## Requirements
Exactly the lines from the start of the data below through the line that contains "21550, 21900, 21970];" are to be copied, with pictures left out.

## Data excerpt

--------------------------------

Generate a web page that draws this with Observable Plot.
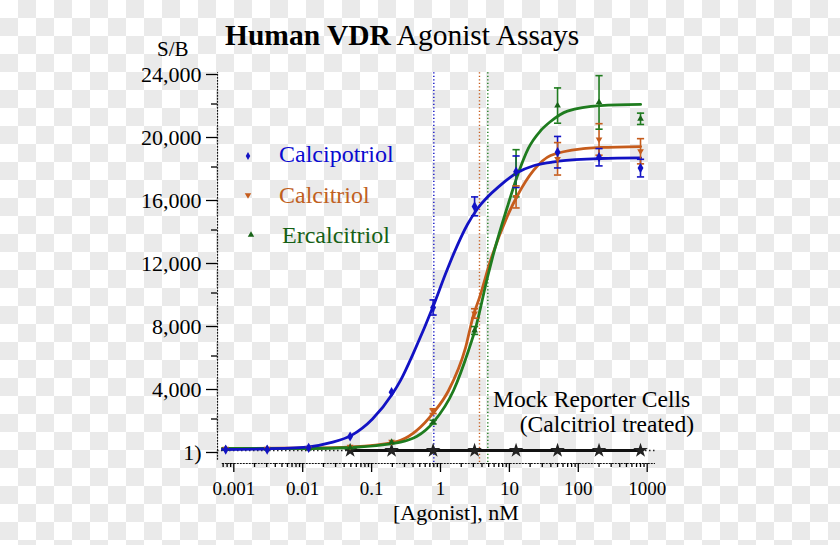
<!DOCTYPE html>
<html>
<head>
<meta charset="utf-8">
<script src="https://cdn.jsdelivr.net/npm/d3@7"></script>
<script src="https://cdn.jsdelivr.net/npm/@observablehq/plot@0.6"></script>
<style>
  html, body { margin: 0; padding: 0; }
  body {
    width: 840px; height: 545px; overflow: hidden;
    background: repeating-conic-gradient(#eaeaea 0 25%, #ffffff 0 50%) 0 0 / 36px 36px;
    font-family: "Liberation Serif", "Times New Roman", serif;
  }
  #chart { position: relative; width: 840px; height: 545px; }
</style>
</head>
<body>
<div id="chart"></div>
<script>
// ---------- data ----------
const conc = [0.000763, 0.00305, 0.0122, 0.0488, 0.195, 0.781, 3.125, 12.5, 50, 200, 800];

const calcipotriolVals = [63, 63, 170, 890, 3700, 9080, 15500, 17700, 18940, 18620, 17930];
const calcipotriolErr  = [0, 0, 0, 0, 0, 480, 600, 1000, 1000, 550, 560];

const calcitriolVals = [110, 110, 130, 250, 560, 2500, 8700, 16100, 18520, 19750, 19000];
const calcitriolErr  = [0, 0, 0, 0, 0, 150, 300, 700, 1030, 1000, 800];

const ercalcitriolVals = [100, 100, 130, 190, 527, 1800, 7620, 17600, 21900, 22100, 21060];
const ercalcitriolErr  = [0, 0, 0, 0, 0, 120, 250, 1500, 1120, 1700, 360];

const mockConc = [0.0488, 0.195, 0.781, 3.125, 12.5, 50, 200, 800];
const mockVals = [1, 1, 1, 1, 1, 1, 1, 1];

// fitted curves
const calcipotriolCurveX = [0.000685, 0.0032, 0.013, 0.0254, 0.051, 0.103, 0.201, 0.263, 0.406, 0.792, 1.18, 1.54, 2.46, 3.44, 7.44, 13.1, 22.4, 39.6, 51.5, 210, 803];
const calcipotriolCurveY = [65, 110, 250, 500, 960, 2000, 3600, 4450, 6200, 9200, 11200, 12450, 14350, 15350, 16850, 17650, 18080, 18300, 18380, 18540, 18580];

const calcitriolCurveX = [0.000685, 0.013, 0.051, 0.201, 0.263, 0.792, 1.31, 2.30, 3.01, 3.68, 5.31, 9.38, 13.1, 22.4, 39.6, 118, 210, 803];
const calcitriolCurveY = [127, 159, 230, 508, 640, 2400, 3810, 6500, 8600, 9710, 12050, 14900, 16190, 17780, 18730, 19170, 19240, 19300];

const ercalcitriolCurveX = [0.000685, 0.013, 0.051, 0.201, 0.263, 0.792, 1.545, 2.55, 3.22, 4.81, 5.68, 9.38, 13.1, 18.9, 28.3, 39.6, 69.7, 210, 803];
const ercalcitriolCurveY = [127, 127, 190, 444, 527, 1800, 3810, 6350, 7750, 11000, 12250, 15490, 17460, 19200, 20300, 20890, 21550, 21900, 21970];

const ec50 = [0.80, 3.68, 4.86];

const seriesNames = ["Calcipotriol", "Calcitriol", "Ercalcitriol"];
const seriesColors = ["#1212c4", "#c65c1c", "#1f7c1f"];
const seriesTextColors = ["#0a0ad0", "#c0601e", "#156015"];

const yMajor = [1, 4000, 8000, 12000, 16000, 20000, 24000];
const yMajorLabels = ["1)", "4,000", "8,000", "12,000", "16,000", "20,000", "24,000"];
const yMinor = [2000, 6000, 10000, 14000, 18000, 22000];

const xMajor = [0.001, 0.01, 0.1, 1, 10, 100, 1000];
const xMajorLabels = ["0.001", "0.01", "0.1", "1", "10", "100", "1000"];
const minorMult = [2, 3, 4, 5, 6, 7, 8, 9];
const minorDecades = [0.0001, 0.001, 0.01, 0.1, 1, 10, 100];

// ---------- build tables ----------
const xMinor = [];
for (const d of minorDecades) for (const m of minorMult) {
  const v = +(d * m).toPrecision(3);
  if (v >= 0.0007 && v < 1000) xMinor.push(v);
}

const valsAll = [calcipotriolVals, calcitriolVals, ercalcitriolVals];
const errAll = [calcipotriolErr, calcitriolErr, ercalcitriolErr];
const curveXAll = [calcipotriolCurveX, calcitriolCurveX, ercalcitriolCurveX];
const curveYAll = [calcipotriolCurveY, calcitriolCurveY, ercalcitriolCurveY];

const points = [], errs = [], caps = [], curves = [];
seriesNames.forEach((s, k) => {
  conc.forEach((c, i) => {
    points.push({s, c, v: valsAll[k][i]});
    const e = errAll[k][i];
    if (e > 0) {
      errs.push({s, c, lo: valsAll[k][i] - e, hi: valsAll[k][i] + e});
      caps.push({s, c, y: valsAll[k][i] - e});
      caps.push({s, c, y: valsAll[k][i] + e});
    }
  });
  curveXAll[k].forEach((c, i) => curves.push({s, c, v: curveYAll[k][i]}));
});
const mock = mockConc.map((c, i) => ({c, v: mockVals[i]}));
const ecLines = ec50.map((c, i) => ({c, s: seriesNames[i]}));

const colorOf = s => seriesColors[seriesNames.indexOf(s)];
const xLabelMap = new Map(xMajor.map((d, i) => [d, xMajorLabels[i]]));
const yLabelMap = new Map(yMajor.map((d, i) => [d, yMajorLabels[i]]));

const capSymbol = {
  draw(ctx, size) {
    const r = Math.sqrt(size / Math.PI);
    ctx.moveTo(-r, 0); ctx.lineTo(r, 0);
  }
};

const xDomain = [0.00058, 1320];
const yDomain = [-825, 24000];

const font = "Liberation Serif";

const plot = Plot.plot({
  width: 840,
  height: 545,
  marginLeft: 217,
  marginRight: 185,
  marginTop: 72,
  marginBottom: 82,
  style: {background: "transparent", color: "black", fontFamily: font},
  x: {type: "log", domain: xDomain, axis: null, label: null},
  y: {domain: yDomain, axis: null, label: null},
  marks: [
    // axis lines
    Plot.ruleX([xDomain[0]], {y1: yDomain[0] + 200, y2: 24000, stroke: "#111", strokeWidth: 1.2, strokeDasharray: "2,1"}),
    Plot.ruleY([yDomain[0]], {x1: 0.00068, x2: xDomain[1], stroke: "#111", strokeWidth: 1.2, strokeDasharray: "2,1"}),
    Plot.axisY(yMajor, {label: null, tickSize: 11, tickPadding: 5, tickFormat: d => yLabelMap.get(d), fontSize: 22, fontFamily: font, dy: 2, strokeWidth: 1.3}),
    Plot.axisY(yMinor, {label: null, tickSize: 6, tickFormat: () => "", strokeWidth: 1.3}),
    Plot.axisX(xMajor, {label: null, tickSize: 9, tickPadding: 9, tickFormat: d => xLabelMap.get(d), fontSize: 19, fontFamily: font, strokeWidth: 1.3}),
    Plot.axisX(xMinor, {label: null, tickSize: 4, tickFormat: () => "", strokeWidth: 1.3}),
    // baseline at 1
    Plot.ruleY([1], {x1: xDomain[0], x2: xDomain[1], stroke: "#222", strokeWidth: 1.3, strokeDasharray: "1.5,2.5"}),
    // EC50 lines
    Plot.ruleX(ecLines, {x: "c", y1: yDomain[0] + 60, y2: 24000, stroke: d => colorOf(d.s), strokeWidth: 1.4, strokeDasharray: "1.3,2.2"}),
    // mock reporter
    Plot.line(mock, {x: "c", y: "v", stroke: "#111", strokeWidth: 2.8}),
    Plot.dot(mock, {x: "c", y: "v", symbol: "star", r: 4.6, fill: "#222"}),
    // fitted curves
    Plot.line(curves.filter(d => d.s !== "Calcipotriol"), {x: "c", y: "v", z: "s", stroke: d => colorOf(d.s), strokeWidth: 2.8, curve: "monotone-x"}),
    Plot.line(curves.filter(d => d.s === "Calcipotriol"), {x: "c", y: "v", stroke: colorOf("Calcipotriol"), strokeWidth: 2.8, curve: "monotone-x"}),
    // error bars
    Plot.ruleX(errs, {x: "c", y1: "lo", y2: "hi", stroke: d => colorOf(d.s), strokeWidth: 1.6}),
    Plot.dot(caps, {x: "c", y: "y", symbol: capSymbol, r: 3.6, stroke: d => colorOf(d.s), fill: "none", strokeWidth: 1.6}),
    // points
    Plot.dot(points.filter(d => d.s === "Calcitriol"), {x: "c", y: "v", symbol: "triangle2", rotate: 180, r: 3.2, fill: colorOf("Calcitriol")}),
    Plot.dot(points.filter(d => d.s === "Ercalcitriol"), {x: "c", y: "v", symbol: "triangle2", r: 3.2, fill: "#186418"}),
    Plot.dot(points.filter(d => d.s === "Calcipotriol"), {x: "c", y: "v", symbol: "diamond", r: 3.1, fill: colorOf("Calcipotriol")})
  ]
});

document.getElementById("chart").appendChild(plot);

// ---------- annotations ----------
const svg = d3.select(plot);
const g = svg.append("g").attr("font-family", font).attr("text-anchor", "start");

const title = g.append("text").attr("x", 225).attr("y", 45).attr("font-size", 29.5).attr("fill", "black");
title.append("tspan").attr("font-weight", "bold").text("Human VDR");
title.append("tspan").text(" Agonist Assays");

g.append("text").attr("x", 157).attr("y", 56).attr("font-size", 21).attr("fill", "black").text("S/B");

const legendY = [162, 203, 243];
const legendTextX = [279, 279, 282];
const legendMarkX = [248, 248, 251];
const legendMarkY = [156, 195, 235];
const legendSymbols = [d3.symbolDiamond, d3.symbolTriangle, d3.symbolTriangle];
const legendRot = [0, 180, 0];
seriesNames.forEach((s, k) => {
  g.append("path")
    .attr("d", d3.symbol(legendSymbols[k], 18)())
    .attr("transform", `translate(${legendMarkX[k]},${legendMarkY[k]}) rotate(${legendRot[k]})`)
    .attr("fill", k === 2 ? "#186418" : seriesColors[k]);
  g.append("text").attr("x", legendTextX[k]).attr("y", legendY[k]).attr("font-size", 24)
    .attr("fill", seriesTextColors[k]).text(s);
});

g.append("text").attr("x", 493).attr("y", 407).attr("font-size", 23.5).attr("fill", "black").text("Mock Reporter Cells");
g.append("text").attr("x", 694).attr("y", 432).attr("text-anchor", "end").attr("font-size", 23.5).attr("fill", "black").text("(Calcitriol treated)");
g.append("text").attr("x", 456).attr("y", 520).attr("text-anchor", "middle").attr("font-size", 22).attr("fill", "black").text("[Agonist], nM");
</script>
</body>
</html>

--------------------------------

## Solved problem
Generate a web page that draws this with Observable Plot.
<!DOCTYPE html>
<html>
<head>
<meta charset="utf-8">
<script src="https://cdn.jsdelivr.net/npm/d3@7"></script>
<script src="https://cdn.jsdelivr.net/npm/@observablehq/plot@0.6"></script>
<style>
  html, body { margin: 0; padding: 0; }
  body {
    width: 840px; height: 545px; overflow: hidden;
    background: repeating-conic-gradient(#eaeaea 0 25%, #ffffff 0 50%) 0 0 / 36px 36px;
    font-family: "Liberation Serif", "Times New Roman", serif;
  }
  #chart { position: relative; width: 840px; height: 545px; }
</style>
</head>
<body>
<div id="chart"></div>
<script>
// ---------- data ----------
const conc = [0.000763, 0.00305, 0.0122, 0.0488, 0.195, 0.781, 3.125, 12.5, 50, 200, 800];

const calcipotriolVals = [63, 63, 170, 890, 3700, 9080, 15500, 17700, 18940, 18620, 17930];
const calcipotriolErr  = [0, 0, 0, 0, 0, 480, 600, 1000, 1000, 550, 560];

const calcitriolVals = [110, 110, 130, 250, 560, 2500, 8700, 16100, 18520, 19750, 19000];
const calcitriolErr  = [0, 0, 0, 0, 0, 150, 300, 700, 1030, 1000, 800];

const ercalcitriolVals = [100, 100, 130, 190, 527, 1800, 7620, 17600, 21900, 22100, 21060];
const ercalcitriolErr  = [0, 0, 0, 0, 0, 120, 250, 1500, 1120, 1700, 360];

const mockConc = [0.0488, 0.195, 0.781, 3.125, 12.5, 50, 200, 800];
const mockVals = [1, 1, 1, 1, 1, 1, 1, 1];

// fitted curves
const calcipotriolCurveX = [0.000685, 0.0032, 0.013, 0.0254, 0.051, 0.103, 0.201, 0.263, 0.406, 0.792, 1.18, 1.54, 2.46, 3.44, 7.44, 13.1, 22.4, 39.6, 51.5, 210, 803];
const calcipotriolCurveY = [65, 110, 250, 500, 960, 2000, 3600, 4450, 6200, 9200, 11200, 12450, 14350, 15350, 16850, 17650, 18080, 18300, 18380, 18540, 18580];

const calcitriolCurveX = [0.000685, 0.013, 0.051, 0.201, 0.263, 0.792, 1.31, 2.30, 3.01, 3.68, 5.31, 9.38, 13.1, 22.4, 39.6, 118, 210, 803];
const calcitriolCurveY = [127, 159, 230, 508, 640, 2400, 3810, 6500, 8600, 9710, 12050, 14900, 16190, 17780, 18730, 19170, 19240, 19300];

const ercalcitriolCurveX = [0.000685, 0.013, 0.051, 0.201, 0.263, 0.792, 1.545, 2.55, 3.22, 4.81, 5.68, 9.38, 13.1, 18.9, 28.3, 39.6, 69.7, 210, 803];
const ercalcitriolCurveY = [127, 127, 190, 444, 527, 1800, 3810, 6350, 7750, 11000, 12250, 15490, 17460, 19200, 20300, 20890, 21550, 21900, 21970];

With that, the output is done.